GIVEN REQUEST -
Print the records below exactly, from the line containing "Output the Python" down to the line containing "from bokeh.resources import INLINE", both lines included, and omit every picture.

DATA LISTING -

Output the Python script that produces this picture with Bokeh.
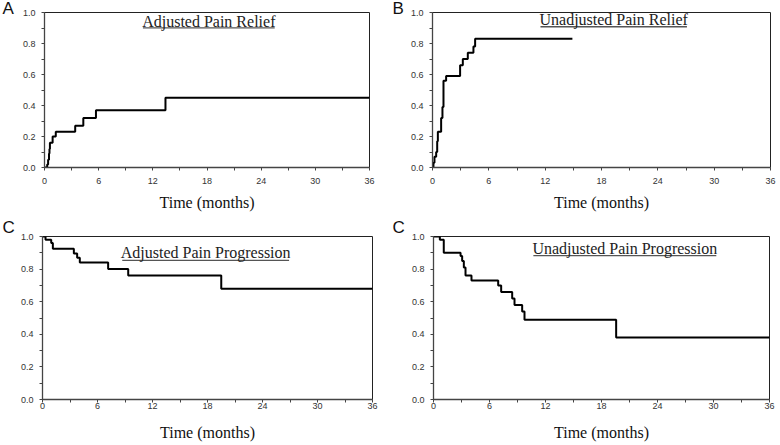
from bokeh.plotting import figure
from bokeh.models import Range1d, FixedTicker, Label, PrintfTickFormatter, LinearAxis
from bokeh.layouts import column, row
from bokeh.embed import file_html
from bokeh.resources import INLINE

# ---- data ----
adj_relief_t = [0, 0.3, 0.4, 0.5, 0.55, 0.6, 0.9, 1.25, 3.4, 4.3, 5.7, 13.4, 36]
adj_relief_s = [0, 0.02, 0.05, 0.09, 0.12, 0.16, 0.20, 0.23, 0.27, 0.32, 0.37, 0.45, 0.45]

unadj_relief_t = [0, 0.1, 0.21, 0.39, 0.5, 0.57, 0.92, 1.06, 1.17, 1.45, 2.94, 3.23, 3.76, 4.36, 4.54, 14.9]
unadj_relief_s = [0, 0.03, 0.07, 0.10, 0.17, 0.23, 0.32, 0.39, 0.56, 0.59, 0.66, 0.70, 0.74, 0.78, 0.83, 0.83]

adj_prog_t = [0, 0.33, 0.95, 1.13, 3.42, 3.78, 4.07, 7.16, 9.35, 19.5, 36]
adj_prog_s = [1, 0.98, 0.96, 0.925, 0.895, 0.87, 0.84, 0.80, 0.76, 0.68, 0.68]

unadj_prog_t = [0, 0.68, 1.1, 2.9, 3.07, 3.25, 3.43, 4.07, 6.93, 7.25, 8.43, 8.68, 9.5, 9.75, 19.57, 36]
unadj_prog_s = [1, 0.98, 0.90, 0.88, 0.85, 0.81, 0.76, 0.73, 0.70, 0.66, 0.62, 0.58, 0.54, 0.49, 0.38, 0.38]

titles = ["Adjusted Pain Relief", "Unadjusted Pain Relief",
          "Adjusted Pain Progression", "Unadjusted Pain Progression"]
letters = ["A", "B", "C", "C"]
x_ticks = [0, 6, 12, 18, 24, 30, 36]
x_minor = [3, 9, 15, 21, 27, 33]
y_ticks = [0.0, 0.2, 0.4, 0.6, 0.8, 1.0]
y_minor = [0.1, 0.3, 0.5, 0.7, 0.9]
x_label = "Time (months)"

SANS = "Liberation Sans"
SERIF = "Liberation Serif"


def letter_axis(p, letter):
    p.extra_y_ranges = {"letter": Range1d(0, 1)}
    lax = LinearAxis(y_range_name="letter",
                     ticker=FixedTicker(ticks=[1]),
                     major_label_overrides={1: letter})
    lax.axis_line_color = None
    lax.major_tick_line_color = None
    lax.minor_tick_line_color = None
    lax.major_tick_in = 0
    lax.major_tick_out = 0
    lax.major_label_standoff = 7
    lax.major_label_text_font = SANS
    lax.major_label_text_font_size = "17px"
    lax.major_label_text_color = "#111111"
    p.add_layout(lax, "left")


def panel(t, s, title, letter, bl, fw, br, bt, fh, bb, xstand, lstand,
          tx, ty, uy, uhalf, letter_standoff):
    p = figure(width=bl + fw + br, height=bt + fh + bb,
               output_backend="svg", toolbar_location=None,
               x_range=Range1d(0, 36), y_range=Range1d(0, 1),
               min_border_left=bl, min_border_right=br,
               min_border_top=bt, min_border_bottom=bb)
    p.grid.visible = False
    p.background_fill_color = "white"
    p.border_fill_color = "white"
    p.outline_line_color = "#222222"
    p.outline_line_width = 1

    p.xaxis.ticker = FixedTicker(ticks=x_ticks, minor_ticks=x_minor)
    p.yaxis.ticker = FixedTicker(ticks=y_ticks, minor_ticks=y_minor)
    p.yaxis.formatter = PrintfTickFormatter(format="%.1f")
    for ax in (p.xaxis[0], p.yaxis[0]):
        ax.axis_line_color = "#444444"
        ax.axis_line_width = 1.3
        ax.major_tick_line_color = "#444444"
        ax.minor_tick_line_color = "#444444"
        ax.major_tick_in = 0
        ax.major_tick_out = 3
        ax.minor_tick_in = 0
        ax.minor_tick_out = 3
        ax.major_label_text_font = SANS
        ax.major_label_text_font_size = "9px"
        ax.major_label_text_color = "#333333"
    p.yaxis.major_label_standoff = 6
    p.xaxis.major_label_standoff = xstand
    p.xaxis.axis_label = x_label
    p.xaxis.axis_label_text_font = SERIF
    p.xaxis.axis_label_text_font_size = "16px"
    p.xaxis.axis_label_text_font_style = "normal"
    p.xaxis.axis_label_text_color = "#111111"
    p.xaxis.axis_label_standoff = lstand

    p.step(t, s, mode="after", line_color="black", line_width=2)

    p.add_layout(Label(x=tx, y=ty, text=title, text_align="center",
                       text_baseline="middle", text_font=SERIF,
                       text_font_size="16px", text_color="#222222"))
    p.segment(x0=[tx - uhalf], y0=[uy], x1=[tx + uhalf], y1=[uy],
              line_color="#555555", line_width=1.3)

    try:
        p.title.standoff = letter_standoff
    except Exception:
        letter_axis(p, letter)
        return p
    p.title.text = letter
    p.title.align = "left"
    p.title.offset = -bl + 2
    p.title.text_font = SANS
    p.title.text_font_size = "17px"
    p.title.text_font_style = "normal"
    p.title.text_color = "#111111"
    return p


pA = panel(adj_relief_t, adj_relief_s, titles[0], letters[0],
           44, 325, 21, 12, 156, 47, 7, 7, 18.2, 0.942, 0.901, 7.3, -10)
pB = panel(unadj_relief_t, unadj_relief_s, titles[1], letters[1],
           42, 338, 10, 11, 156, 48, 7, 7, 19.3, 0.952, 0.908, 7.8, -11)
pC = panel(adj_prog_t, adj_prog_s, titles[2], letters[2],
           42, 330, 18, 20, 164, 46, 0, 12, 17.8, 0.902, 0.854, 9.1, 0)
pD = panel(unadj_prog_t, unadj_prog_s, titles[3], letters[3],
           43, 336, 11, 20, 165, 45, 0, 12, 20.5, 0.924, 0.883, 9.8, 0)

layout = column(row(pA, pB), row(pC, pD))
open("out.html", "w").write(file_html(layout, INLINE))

--

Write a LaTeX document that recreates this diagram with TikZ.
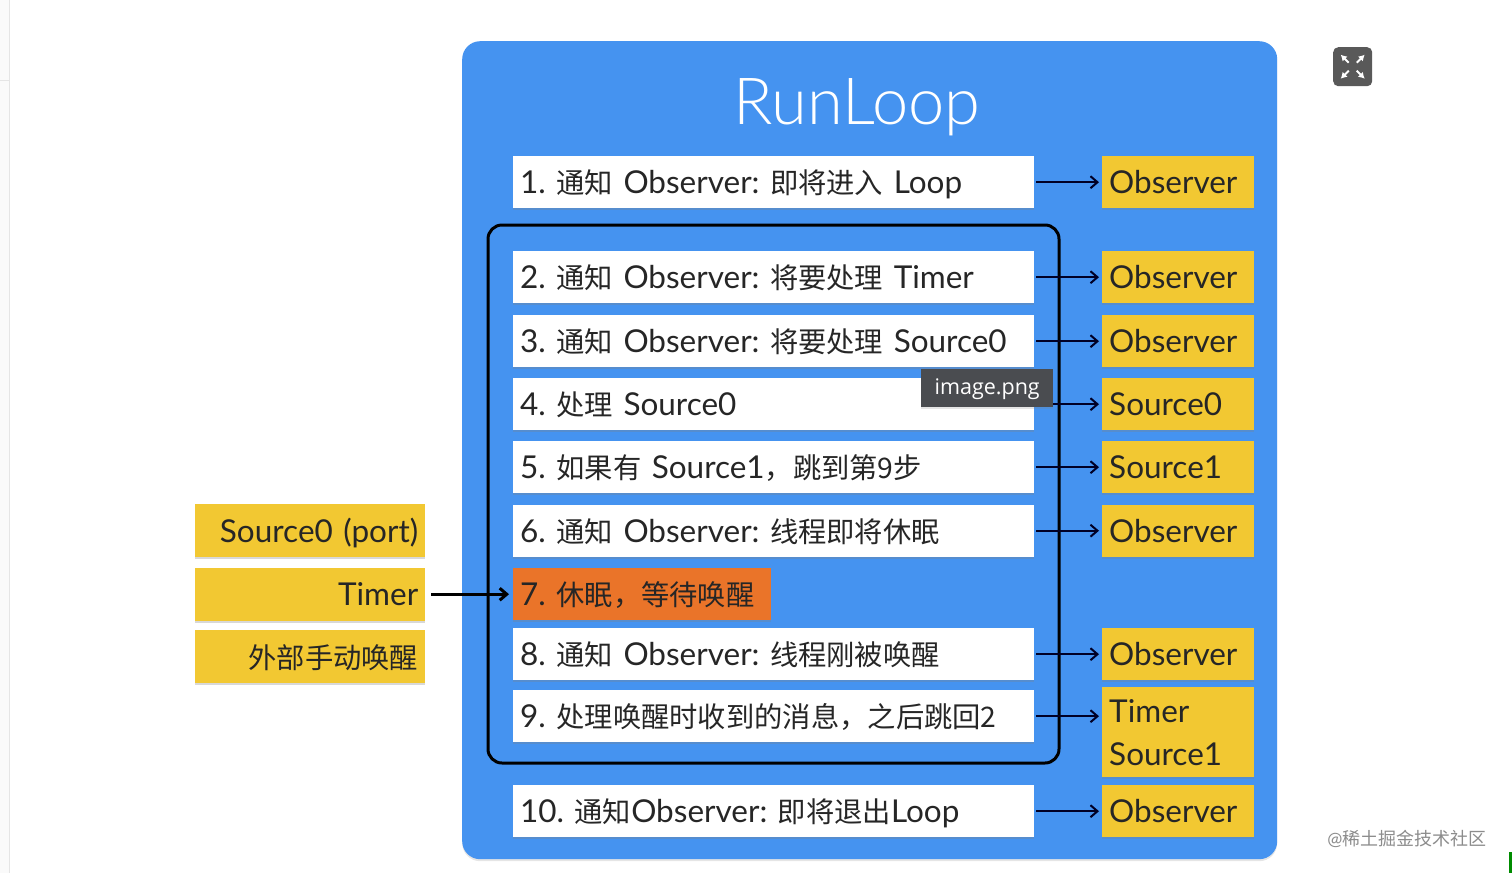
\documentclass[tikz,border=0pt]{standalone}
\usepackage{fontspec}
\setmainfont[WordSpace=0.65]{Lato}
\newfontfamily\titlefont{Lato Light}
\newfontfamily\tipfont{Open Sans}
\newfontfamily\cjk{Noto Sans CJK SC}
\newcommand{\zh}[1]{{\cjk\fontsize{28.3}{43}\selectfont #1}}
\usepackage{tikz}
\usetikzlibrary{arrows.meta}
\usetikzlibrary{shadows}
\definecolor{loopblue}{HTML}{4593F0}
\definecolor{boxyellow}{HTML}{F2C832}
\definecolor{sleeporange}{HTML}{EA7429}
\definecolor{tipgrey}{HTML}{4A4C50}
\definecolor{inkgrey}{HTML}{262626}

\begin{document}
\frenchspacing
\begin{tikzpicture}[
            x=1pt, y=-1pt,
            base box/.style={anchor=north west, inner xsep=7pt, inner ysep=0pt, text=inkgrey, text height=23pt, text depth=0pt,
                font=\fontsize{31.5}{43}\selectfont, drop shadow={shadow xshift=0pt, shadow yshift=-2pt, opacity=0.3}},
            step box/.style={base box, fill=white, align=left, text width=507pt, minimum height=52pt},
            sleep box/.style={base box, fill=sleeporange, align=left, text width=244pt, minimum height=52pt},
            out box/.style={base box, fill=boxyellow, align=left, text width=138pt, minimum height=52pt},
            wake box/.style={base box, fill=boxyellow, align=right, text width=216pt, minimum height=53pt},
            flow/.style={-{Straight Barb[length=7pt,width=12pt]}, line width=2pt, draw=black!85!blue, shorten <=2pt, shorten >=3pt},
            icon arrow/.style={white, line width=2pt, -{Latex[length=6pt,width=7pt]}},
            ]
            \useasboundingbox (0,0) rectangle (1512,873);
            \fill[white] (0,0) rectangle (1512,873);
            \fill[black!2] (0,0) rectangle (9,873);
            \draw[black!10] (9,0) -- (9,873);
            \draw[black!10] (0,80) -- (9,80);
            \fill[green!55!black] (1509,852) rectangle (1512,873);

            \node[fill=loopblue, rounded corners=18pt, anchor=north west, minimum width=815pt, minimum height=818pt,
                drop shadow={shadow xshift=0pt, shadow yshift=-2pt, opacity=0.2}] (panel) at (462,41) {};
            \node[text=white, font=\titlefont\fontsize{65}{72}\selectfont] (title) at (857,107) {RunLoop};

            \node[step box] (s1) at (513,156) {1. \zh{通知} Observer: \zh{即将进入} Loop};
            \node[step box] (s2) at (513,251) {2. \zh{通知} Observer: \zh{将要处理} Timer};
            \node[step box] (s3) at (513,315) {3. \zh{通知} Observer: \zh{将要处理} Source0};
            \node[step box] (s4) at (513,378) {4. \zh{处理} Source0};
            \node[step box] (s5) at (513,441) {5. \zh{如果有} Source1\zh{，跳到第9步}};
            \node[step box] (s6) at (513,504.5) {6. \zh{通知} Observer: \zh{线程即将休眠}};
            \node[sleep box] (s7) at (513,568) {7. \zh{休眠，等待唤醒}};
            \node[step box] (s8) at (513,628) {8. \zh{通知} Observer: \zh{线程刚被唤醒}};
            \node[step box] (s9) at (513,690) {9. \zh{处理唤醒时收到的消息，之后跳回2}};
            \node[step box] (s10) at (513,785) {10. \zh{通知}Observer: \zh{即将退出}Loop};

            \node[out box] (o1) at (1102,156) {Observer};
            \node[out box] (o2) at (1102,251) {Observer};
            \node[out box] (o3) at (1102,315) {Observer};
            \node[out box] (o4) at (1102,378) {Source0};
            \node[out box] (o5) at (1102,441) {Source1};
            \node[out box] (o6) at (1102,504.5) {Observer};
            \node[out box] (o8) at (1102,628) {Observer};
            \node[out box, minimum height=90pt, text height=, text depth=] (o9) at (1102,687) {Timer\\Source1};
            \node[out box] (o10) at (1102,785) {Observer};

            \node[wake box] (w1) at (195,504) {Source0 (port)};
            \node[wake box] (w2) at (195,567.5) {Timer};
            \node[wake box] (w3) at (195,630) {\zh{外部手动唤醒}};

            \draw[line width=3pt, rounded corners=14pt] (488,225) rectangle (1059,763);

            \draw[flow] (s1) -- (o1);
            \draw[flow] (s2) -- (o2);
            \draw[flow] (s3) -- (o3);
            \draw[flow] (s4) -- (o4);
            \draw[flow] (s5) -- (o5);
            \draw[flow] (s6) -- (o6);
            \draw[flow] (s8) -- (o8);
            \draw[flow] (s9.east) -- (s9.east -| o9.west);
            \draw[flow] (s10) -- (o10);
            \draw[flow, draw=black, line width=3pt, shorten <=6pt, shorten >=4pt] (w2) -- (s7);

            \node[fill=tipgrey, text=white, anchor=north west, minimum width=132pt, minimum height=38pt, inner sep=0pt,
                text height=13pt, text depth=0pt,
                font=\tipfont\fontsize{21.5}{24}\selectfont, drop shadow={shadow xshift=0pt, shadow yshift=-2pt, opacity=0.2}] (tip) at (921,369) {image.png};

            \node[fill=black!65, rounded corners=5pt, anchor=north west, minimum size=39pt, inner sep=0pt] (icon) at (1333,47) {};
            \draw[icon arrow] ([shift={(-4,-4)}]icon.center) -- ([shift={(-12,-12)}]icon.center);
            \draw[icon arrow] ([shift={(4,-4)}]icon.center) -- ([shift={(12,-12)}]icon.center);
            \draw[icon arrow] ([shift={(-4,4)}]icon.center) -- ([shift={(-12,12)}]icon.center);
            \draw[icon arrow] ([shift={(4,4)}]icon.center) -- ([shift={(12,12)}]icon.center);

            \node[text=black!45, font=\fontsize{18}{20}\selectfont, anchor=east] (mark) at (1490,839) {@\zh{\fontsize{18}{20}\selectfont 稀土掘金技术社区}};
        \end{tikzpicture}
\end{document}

TASK SOLUTION -
Output the Python script that produces this picture with Bokeh.
from bokeh.plotting import figure
from bokeh.models import Range1d, FixedTicker, Label, PrintfTickFormatter, LinearAxis
from bokeh.layouts import column, row
from bokeh.embed import file_html
from bokeh.resources import INLINE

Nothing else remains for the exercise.